• [Dataset excerpts]

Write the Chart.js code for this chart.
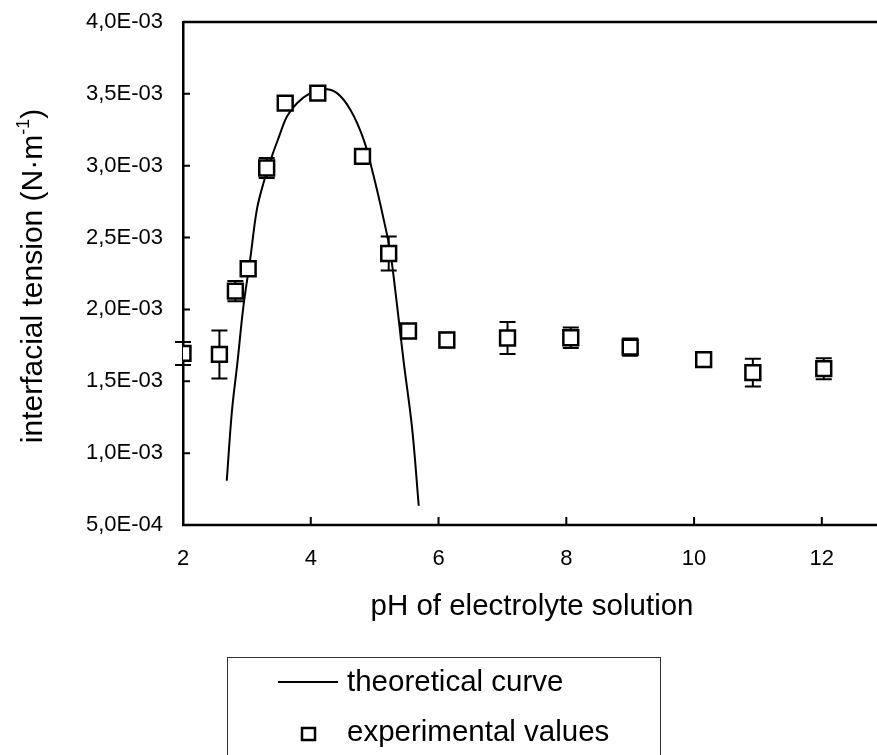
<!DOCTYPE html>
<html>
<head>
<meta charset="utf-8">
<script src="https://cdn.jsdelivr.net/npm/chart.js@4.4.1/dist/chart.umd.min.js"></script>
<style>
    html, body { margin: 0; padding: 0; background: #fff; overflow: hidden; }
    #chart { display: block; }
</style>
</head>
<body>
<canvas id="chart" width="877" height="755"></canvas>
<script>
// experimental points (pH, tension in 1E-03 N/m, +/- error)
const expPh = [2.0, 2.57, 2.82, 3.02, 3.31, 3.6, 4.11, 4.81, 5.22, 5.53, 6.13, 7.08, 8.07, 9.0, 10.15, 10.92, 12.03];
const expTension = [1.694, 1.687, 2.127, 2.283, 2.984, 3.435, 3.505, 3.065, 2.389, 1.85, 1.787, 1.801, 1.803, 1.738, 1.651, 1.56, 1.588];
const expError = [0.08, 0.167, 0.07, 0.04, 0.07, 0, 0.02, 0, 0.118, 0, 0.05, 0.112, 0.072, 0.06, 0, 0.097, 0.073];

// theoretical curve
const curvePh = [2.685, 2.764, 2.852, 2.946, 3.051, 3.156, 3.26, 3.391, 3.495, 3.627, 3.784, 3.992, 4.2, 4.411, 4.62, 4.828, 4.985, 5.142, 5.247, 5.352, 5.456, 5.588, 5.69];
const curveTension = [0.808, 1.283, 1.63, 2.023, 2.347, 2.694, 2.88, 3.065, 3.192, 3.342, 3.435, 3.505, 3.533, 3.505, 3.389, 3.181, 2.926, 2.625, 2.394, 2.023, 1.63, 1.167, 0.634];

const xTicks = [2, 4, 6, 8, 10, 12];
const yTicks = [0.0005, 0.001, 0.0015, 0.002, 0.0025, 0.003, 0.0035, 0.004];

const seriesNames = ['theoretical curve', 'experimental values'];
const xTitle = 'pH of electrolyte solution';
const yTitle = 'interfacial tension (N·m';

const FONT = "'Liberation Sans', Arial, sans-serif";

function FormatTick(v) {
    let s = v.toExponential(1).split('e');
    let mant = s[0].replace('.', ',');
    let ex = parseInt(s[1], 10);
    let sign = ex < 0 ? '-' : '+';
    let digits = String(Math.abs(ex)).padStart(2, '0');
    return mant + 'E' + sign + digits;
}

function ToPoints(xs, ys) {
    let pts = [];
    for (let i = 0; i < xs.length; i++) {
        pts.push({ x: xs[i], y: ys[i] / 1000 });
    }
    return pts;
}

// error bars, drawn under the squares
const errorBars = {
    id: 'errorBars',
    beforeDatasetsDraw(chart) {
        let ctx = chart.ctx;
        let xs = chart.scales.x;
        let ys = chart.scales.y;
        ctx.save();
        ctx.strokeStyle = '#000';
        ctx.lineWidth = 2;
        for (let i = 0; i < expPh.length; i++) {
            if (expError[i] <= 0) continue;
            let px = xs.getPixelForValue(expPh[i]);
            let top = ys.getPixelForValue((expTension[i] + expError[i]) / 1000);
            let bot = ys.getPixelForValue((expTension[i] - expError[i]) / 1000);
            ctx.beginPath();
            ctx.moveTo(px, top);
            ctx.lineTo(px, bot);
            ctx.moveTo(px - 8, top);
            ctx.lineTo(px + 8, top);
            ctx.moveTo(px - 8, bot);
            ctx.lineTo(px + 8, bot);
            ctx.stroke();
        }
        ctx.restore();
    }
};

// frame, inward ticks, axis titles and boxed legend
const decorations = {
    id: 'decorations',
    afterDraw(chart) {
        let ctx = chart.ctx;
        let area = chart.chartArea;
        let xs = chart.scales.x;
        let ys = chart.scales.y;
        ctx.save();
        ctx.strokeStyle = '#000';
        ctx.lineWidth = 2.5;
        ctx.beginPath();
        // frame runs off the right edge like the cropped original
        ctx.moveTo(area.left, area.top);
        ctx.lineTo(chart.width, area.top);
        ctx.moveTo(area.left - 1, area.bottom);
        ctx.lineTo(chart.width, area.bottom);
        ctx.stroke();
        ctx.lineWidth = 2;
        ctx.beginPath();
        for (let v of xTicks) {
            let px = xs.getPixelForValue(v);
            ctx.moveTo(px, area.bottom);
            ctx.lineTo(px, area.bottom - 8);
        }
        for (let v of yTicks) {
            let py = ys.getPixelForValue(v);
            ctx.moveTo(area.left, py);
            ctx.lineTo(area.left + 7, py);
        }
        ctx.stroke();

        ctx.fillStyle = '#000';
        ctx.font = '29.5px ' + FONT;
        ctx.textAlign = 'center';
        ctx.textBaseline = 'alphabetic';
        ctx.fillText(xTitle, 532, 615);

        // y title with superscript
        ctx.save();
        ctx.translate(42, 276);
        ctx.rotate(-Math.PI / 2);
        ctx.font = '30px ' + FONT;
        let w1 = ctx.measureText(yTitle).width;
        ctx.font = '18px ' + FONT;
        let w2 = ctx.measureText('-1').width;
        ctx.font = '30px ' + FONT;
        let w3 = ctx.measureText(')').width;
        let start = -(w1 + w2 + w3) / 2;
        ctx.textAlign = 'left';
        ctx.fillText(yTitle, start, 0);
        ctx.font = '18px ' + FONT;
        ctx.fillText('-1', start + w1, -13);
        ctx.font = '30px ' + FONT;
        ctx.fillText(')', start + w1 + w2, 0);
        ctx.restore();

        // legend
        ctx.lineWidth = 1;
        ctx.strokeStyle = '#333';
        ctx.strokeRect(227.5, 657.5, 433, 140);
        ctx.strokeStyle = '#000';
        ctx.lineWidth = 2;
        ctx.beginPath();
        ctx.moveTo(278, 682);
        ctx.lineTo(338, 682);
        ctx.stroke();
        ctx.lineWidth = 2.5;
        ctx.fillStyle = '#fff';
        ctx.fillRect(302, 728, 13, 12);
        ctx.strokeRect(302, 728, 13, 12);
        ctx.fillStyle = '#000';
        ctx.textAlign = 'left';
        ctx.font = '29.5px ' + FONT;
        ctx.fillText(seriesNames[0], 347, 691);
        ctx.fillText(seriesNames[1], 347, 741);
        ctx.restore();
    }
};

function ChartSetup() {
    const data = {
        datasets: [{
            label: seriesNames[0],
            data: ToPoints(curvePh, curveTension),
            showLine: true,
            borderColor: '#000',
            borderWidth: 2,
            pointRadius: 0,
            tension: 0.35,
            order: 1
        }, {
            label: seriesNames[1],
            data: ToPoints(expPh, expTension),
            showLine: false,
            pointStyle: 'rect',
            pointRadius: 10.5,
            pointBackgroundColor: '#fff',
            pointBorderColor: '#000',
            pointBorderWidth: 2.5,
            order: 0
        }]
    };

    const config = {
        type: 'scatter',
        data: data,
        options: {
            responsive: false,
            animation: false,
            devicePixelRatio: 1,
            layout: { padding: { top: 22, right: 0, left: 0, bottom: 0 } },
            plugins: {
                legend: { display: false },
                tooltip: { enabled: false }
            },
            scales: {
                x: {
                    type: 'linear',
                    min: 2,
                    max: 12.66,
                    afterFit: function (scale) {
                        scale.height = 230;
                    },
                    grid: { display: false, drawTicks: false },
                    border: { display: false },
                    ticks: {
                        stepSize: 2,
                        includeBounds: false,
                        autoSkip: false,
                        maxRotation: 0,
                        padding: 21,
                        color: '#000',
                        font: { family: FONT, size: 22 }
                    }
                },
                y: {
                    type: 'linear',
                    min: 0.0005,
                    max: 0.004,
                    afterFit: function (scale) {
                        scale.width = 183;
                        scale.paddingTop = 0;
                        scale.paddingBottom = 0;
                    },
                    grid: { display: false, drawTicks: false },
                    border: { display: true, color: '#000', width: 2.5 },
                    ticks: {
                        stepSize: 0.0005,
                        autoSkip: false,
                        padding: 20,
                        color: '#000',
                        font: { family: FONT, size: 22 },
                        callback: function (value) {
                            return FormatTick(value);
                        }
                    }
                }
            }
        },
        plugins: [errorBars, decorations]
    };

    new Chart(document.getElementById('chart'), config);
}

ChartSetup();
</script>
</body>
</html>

---

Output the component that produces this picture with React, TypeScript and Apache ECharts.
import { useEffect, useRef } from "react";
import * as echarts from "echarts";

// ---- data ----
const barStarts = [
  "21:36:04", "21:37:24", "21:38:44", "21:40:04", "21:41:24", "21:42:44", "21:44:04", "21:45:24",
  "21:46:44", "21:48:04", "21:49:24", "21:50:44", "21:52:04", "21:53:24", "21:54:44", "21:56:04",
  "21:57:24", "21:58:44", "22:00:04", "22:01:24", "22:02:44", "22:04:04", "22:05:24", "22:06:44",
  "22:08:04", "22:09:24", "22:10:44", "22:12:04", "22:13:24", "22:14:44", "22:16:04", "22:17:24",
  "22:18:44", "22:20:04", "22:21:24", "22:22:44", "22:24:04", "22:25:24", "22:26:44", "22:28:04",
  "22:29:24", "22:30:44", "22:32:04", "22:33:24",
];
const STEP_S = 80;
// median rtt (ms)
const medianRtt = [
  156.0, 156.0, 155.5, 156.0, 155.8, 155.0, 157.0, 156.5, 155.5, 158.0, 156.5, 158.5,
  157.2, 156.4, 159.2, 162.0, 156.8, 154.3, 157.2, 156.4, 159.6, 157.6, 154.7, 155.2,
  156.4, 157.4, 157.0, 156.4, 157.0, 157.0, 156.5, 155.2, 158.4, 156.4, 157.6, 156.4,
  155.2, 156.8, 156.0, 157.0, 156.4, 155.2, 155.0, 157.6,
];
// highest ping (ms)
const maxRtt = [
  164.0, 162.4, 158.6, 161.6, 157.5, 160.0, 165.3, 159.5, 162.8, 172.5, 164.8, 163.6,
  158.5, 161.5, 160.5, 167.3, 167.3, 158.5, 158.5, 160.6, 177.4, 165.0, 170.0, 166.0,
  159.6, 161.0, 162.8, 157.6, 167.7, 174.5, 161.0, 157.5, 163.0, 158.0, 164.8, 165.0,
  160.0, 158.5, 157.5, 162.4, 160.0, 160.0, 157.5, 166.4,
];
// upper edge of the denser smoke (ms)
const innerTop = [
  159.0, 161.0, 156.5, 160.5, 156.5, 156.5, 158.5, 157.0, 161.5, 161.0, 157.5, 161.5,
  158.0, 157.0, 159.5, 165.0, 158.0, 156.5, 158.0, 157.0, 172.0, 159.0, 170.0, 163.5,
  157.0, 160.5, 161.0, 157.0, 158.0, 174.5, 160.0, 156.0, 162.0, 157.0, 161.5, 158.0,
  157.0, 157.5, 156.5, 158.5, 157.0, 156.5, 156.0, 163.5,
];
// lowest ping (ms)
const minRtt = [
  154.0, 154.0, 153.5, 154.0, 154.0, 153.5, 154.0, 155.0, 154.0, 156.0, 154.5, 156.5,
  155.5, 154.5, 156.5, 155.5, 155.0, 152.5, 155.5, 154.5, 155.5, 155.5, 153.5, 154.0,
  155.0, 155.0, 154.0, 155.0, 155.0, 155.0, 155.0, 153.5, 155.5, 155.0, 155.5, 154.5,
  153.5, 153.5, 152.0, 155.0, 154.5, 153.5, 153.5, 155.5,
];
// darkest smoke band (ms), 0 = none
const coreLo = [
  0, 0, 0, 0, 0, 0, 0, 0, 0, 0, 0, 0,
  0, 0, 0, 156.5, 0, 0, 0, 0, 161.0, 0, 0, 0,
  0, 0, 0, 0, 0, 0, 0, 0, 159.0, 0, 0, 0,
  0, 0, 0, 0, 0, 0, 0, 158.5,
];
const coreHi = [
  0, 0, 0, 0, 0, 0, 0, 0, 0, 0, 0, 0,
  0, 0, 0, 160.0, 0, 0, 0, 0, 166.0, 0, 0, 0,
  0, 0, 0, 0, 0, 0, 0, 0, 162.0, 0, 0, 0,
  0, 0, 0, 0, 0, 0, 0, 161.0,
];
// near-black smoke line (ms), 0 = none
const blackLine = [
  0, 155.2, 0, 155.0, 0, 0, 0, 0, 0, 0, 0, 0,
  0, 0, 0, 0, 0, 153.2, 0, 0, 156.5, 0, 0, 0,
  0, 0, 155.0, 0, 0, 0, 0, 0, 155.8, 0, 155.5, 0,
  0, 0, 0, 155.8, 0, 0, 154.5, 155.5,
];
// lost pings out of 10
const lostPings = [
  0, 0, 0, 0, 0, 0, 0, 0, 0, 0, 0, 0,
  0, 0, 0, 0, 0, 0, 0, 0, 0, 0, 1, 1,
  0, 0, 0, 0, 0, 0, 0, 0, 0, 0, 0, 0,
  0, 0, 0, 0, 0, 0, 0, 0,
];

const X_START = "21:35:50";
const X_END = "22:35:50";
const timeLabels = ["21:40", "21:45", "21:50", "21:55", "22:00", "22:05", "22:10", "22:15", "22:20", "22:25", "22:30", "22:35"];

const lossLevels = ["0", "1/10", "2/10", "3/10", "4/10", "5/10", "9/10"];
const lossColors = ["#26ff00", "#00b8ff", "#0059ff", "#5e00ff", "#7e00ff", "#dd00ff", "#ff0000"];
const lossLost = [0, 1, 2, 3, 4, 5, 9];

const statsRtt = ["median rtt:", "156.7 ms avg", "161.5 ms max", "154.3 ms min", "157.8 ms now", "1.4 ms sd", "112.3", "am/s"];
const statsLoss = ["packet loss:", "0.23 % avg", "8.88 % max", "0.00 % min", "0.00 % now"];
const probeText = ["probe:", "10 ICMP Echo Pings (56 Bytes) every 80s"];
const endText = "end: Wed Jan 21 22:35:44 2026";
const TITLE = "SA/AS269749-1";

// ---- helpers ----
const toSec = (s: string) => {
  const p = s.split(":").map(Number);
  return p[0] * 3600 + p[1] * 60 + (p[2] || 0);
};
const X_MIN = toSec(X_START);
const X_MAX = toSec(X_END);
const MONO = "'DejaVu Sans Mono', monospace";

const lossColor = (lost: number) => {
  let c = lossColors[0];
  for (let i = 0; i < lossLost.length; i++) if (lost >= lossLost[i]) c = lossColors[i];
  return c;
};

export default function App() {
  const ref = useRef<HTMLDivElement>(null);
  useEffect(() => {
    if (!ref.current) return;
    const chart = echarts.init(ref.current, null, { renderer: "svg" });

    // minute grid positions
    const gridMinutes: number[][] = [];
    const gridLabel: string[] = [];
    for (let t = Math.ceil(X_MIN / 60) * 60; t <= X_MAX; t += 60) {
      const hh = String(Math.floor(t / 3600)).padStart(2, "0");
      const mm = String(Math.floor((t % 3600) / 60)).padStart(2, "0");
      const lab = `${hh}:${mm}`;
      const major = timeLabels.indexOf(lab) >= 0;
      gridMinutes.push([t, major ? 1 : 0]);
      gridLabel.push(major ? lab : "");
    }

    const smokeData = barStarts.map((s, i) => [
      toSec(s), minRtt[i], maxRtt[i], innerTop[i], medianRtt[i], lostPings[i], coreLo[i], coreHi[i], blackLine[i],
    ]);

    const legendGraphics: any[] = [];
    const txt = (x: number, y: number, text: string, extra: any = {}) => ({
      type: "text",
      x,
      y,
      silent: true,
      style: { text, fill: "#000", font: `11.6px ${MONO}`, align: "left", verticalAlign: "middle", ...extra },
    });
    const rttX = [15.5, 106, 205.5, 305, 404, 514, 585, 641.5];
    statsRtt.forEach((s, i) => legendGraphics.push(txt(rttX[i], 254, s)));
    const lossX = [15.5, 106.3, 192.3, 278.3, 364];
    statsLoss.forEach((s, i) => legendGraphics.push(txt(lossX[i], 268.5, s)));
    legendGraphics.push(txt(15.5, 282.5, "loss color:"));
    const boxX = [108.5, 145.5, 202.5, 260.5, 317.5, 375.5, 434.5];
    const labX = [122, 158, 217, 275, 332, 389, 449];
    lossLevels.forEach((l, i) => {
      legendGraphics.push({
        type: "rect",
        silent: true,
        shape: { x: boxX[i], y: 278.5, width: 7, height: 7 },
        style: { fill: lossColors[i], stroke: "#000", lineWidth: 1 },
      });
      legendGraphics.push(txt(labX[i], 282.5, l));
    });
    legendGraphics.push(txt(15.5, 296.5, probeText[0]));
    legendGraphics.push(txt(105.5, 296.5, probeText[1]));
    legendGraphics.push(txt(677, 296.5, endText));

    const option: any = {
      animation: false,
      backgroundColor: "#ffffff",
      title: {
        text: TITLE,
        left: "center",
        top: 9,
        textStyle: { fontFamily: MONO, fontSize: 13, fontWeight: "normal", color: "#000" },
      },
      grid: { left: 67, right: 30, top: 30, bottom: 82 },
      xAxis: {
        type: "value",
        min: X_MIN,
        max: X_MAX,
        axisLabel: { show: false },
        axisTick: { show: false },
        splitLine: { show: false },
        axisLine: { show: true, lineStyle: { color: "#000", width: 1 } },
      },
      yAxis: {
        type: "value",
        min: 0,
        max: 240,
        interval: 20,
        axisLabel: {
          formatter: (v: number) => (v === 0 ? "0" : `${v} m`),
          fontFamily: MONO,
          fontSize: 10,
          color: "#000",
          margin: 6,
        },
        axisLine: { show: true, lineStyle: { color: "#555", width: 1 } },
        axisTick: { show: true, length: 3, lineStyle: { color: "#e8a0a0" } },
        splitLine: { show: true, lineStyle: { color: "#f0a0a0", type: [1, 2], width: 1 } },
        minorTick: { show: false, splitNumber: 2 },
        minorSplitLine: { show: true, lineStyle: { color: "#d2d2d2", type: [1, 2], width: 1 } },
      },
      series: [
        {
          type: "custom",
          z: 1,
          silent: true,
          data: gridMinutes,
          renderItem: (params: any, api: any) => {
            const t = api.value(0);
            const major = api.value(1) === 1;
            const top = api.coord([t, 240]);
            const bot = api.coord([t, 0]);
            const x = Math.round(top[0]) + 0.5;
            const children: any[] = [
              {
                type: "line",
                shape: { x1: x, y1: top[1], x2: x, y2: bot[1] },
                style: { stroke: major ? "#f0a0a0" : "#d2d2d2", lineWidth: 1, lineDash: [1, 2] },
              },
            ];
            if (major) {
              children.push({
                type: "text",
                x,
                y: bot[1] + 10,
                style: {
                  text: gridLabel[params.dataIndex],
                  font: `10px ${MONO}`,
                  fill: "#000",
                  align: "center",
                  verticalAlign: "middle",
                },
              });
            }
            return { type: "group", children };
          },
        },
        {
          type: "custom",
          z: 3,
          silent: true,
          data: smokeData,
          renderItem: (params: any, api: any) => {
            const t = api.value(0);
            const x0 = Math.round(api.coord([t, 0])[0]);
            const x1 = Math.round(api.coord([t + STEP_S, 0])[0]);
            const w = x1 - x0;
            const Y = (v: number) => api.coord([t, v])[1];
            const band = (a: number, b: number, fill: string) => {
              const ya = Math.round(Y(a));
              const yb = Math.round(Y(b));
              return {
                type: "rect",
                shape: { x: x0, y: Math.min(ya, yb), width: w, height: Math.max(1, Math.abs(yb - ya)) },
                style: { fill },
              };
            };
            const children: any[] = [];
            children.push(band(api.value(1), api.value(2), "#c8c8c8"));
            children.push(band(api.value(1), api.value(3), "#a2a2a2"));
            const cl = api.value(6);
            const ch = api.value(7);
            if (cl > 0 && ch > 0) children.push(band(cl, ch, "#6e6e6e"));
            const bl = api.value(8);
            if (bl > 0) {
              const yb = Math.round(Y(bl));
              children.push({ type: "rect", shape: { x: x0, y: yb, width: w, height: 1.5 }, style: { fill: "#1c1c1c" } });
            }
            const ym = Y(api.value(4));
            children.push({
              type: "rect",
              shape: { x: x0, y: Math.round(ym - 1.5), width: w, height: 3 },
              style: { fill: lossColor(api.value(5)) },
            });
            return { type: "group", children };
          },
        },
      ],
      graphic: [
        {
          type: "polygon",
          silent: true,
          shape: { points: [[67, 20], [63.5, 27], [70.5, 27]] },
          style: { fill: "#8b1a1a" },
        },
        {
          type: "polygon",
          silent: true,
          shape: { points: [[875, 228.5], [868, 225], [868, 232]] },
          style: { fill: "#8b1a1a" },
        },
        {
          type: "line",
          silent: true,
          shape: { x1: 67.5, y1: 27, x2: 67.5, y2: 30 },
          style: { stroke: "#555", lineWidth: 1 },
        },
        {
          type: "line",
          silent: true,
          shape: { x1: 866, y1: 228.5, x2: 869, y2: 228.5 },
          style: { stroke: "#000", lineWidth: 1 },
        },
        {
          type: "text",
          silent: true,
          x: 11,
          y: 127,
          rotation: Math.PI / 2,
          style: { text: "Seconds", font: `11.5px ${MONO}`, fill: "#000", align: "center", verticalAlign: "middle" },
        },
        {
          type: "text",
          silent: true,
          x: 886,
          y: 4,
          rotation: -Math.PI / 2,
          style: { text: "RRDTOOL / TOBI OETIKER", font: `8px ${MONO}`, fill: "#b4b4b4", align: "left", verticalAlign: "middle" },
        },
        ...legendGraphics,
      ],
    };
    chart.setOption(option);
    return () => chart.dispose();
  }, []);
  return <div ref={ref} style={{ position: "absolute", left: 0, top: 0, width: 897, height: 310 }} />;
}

• [What the exercise asks] Repeat word for word the lines from the line containing "Output the component" to the line containing "import * as", both lines included; nothing else should appear.

• [The solution]
Output the component that produces this picture with React, TypeScript and Apache ECharts.
import { useEffect, useRef } from "react";
import * as echarts from "echarts";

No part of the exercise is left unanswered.